De 1926 à 1939, il collabora régulièrement à la revue Plus loin du Docteur Pierrot. Certains de ses articles nous permettent de connaître ses idées. Dans le n° 25, d’avril 1927, sous le titre « Congrès international contre l’impérialisme et la colonisation », février 1927, il écrivait :

« Citons seulement, en conclusion, cette phrase de Barbusse, qui exprime bien notre opinion personnelle : " Il n’en reste pas moins que l’indépendance nationale est la première étape de l’indépendance humaine » et Paul Mualdès commentait ainsi dans Le Libertaire du 20 mai 1927 : « Il y a des anarchistes qui restent fidèles à leurs idées… de 1914. "

Toujours dans Plus loin, à une enquête de Mas Lejos, groupe anarchiste de Barcelone, sur l’abstentionnisme électoral, Paul Reclus, comme le Dr Pierrot, répondit que ce n’était pas un principe intangible (cf. n° 132, avril 1936).

En 1937, Paul Reclus fit partie du comité de patronage de la section française de la Solidarité internationale antifasciste, SIA (cf. Le Libertaire, 18 novembre 1937).

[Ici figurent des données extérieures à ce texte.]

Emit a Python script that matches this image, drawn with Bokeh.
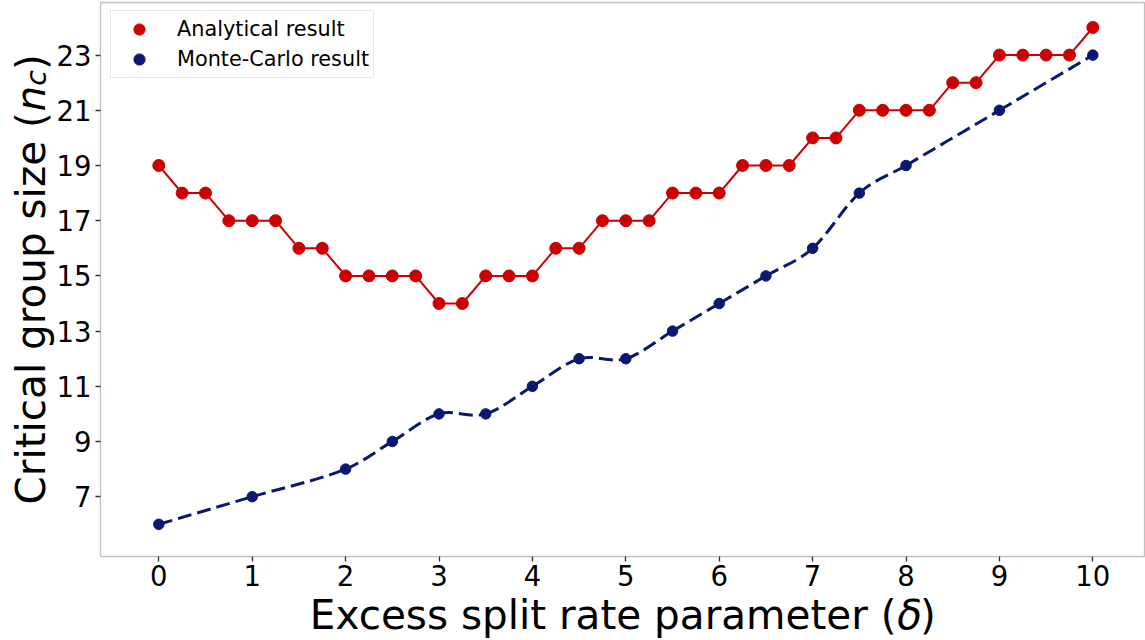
import numpy as np
from bokeh.plotting import figure
from bokeh.models import (Range1d, FixedTicker, Label, Legend, LegendItem,
                          LinearAxis, BoxAnnotation)
from bokeh.embed import file_html
from bokeh.resources import INLINE

# Critical group size versus excess split rate parameter
delta_analytical = [0, 0.25, 0.5, 0.75, 1, 1.25, 1.5, 1.75, 2, 2.25, 2.5, 2.75,
                    3, 3.25, 3.5, 3.75, 4, 4.25, 4.5, 4.75, 5, 5.25, 5.5, 5.75,
                    6, 6.25, 6.5, 6.75, 7, 7.25, 7.5, 7.75, 8, 8.25, 8.5, 8.75,
                    9, 9.25, 9.5, 9.75, 10]
nc_analytical = [19, 18, 18, 17, 17, 17, 16, 16, 15, 15, 15, 15,
                 14, 14, 15, 15, 15, 16, 16, 17, 17, 17, 18, 18,
                 18, 19, 19, 19, 20, 20, 21, 21, 21, 21, 22, 22,
                 23, 23, 23, 23, 24]

delta_mc = [0, 1, 2, 2.5, 3, 3.5, 4, 4.5, 5, 5.5, 6, 6.5, 7, 7.5, 8, 9, 10]
nc_mc = [6, 7, 8, 9, 10, 10, 11, 12, 12, 13, 14, 15, 16, 18, 19, 21, 23]

x_ticks = [0, 1, 2, 3, 4, 5, 6, 7, 8, 9, 10]
y_ticks = [7, 9, 11, 13, 15, 17, 19, 21, 23]

# axes box limits (data units)
x_lim = (-0.624, 10.553)
y_lim = (4.833, 24.906)

FONT = "DejaVu Sans"
RED = "#cc0000"
BLUE = "#0b1872"
SPINE = "#333333"

# The drawing area spans the whole page; the axes box sits inside it so the
# axis titles (with italic symbols) can be placed freely around it.
p = figure(width=1145, height=640, output_backend="svg", toolbar_location=None,
           x_range=Range1d(-1.6949, 10.564), y_range=Range1d(1.790, 24.978),
           x_axis_location=None, y_axis_location=None,
           min_border=0, min_border_left=0, min_border_right=0,
           min_border_top=0, min_border_bottom=0)
p.grid.visible = False
p.background_fill_color = "white"
p.border_fill_color = "white"
p.outline_line_color = None

xaxis = LinearAxis(fixed_location=y_lim[0], bounds=x_lim,
                   ticker=FixedTicker(ticks=x_ticks), major_label_standoff=3)
yaxis = LinearAxis(fixed_location=x_lim[0], bounds=y_lim,
                   ticker=FixedTicker(ticks=y_ticks), major_label_standoff=4)
for ax in (xaxis, yaxis):
    ax.axis_line_color = None
    ax.major_tick_out = 5
    ax.major_tick_in = 0
    ax.minor_tick_out = 0
    ax.minor_tick_in = 0
    ax.major_tick_line_color = SPINE
    ax.major_tick_line_width = 1.3
    ax.major_label_text_font = FONT
    ax.major_label_text_font_size = "27.5px"
    ax.major_label_text_color = "black"
p.add_layout(xaxis, "below")
p.add_layout(yaxis, "left")

# axes box (spines)
p.add_layout(BoxAnnotation(left=x_lim[0], right=x_lim[1], bottom=y_lim[0], top=y_lim[1],
                           fill_alpha=0, line_color=SPINE, line_width=1.3))

# Monte-Carlo curve: cubic Hermite segments drawn as Bezier curves
xm = np.array(delta_mc, dtype=float)
ym = np.array(nc_mc, dtype=float)
slope = np.empty_like(ym)
slope[1:-1] = (ym[2:] - ym[:-2]) / (xm[2:] - xm[:-2])
slope[0] = (ym[1] - ym[0]) / (xm[1] - xm[0])
slope[-1] = (ym[-1] - ym[-2]) / (xm[-1] - xm[-2])
h = np.diff(xm)
p.bezier(x0=xm[:-1], y0=ym[:-1], x1=xm[1:], y1=ym[1:],
         cx0=xm[:-1] + h / 3, cy0=ym[:-1] + slope[:-1] * h / 3,
         cx1=xm[1:] - h / 3, cy1=ym[1:] - slope[1:] * h / 3,
         line_color=BLUE, line_width=3, line_dash="14 6")

# Analytical result: connected markers
p.line(delta_analytical, nc_analytical, line_color=RED, line_width=2)
red_pts = p.scatter(delta_analytical, nc_analytical, size=12,
                    fill_color=RED, line_color=RED)
blue_pts = p.scatter(delta_mc, nc_mc, size=10.5,
                     fill_color=BLUE, line_color=BLUE)

legend = Legend(items=[LegendItem(label="Analytical result", renderers=[red_pts]),
                       LegendItem(label="Monte-Carlo result", renderers=[blue_pts])],
                location=(110, 562), padding=4, spacing=2,
                glyph_width=48, glyph_height=28, label_standoff=14,
                label_height=28,
                label_text_font=FONT, label_text_font_size="20.8px",
                label_text_color="black",
                border_line_color="#cccccc", border_line_width=1,
                background_fill_color="white", background_fill_alpha=0.8)
p.add_layout(legend)

# Axis titles, composed so the math symbols can be set in italics
label_kw = dict(x_units="screen", y_units="screen", text_font=FONT,
                text_color="black", text_baseline="alphabetic", text_align="left")

p.add_layout(Label(x=309.3, y=26, text="Excess split rate parameter (",
                   text_font_size="40.5px", **label_kw))
p.add_layout(Label(x=896.8, y=26, text="δ", text_font_style="italic",
                   text_font_size="40.5px", **label_kw))
p.add_layout(Label(x=919.5, y=26, text=")",
                   text_font_size="40.5px", **label_kw))

rot = np.pi / 2
p.add_layout(Label(x=30.5, y=136, text="Critical group size (", angle=rot,
                   text_font_size="40.5px", **label_kw))
p.add_layout(Label(x=30.5, y=529.1, text="n", angle=rot, text_font_style="italic",
                   text_font_size="40.5px", **label_kw))
p.add_layout(Label(x=36, y=554.8, text="c", angle=rot, text_font_style="italic",
                   text_font_size="28.35px", **label_kw))
p.add_layout(Label(x=30.5, y=570.4, text=")", angle=rot,
                   text_font_size="40.5px", **label_kw))

open("out.html", "w").write(file_html(p, INLINE))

Dans un article de Plus loin, n° 156, avril 1938, intitulé « Synthèse d’un inconnu », Paul Reclus définissait son communisme libertaire « réunissant ainsi le communisme des choses avec la liberté individuelle des hommes. Nous comprenons par là une organisation efficiente dès la cellule initiale, une mise en commun du matériel, une coopération dans le travail, une répartition des produits selon les besoins et les disponibilités, un développement de la personnalité. En somme, un déplacement de la lutte pour la vie vers une sphère plus élevée. Au lieu de menacer les sources mêmes de l’existence, la lutte s’engagera dans l’artisanat, l’art, la littérature, la science et la pensée. »

Paul Reclus est mort à Montpellier le 19 janvier 1941.

Oeuvre : P. Reclus, Les Frères Élie et Élisée Reclus ou du protestantisme à l’anarchisme, Paris, 1964. — Plus loin, n° 156, avril 1938, « Synthèse d’un inconnu », par P. Reclus. — Collaboration à l’Encyclopédie anarchiste.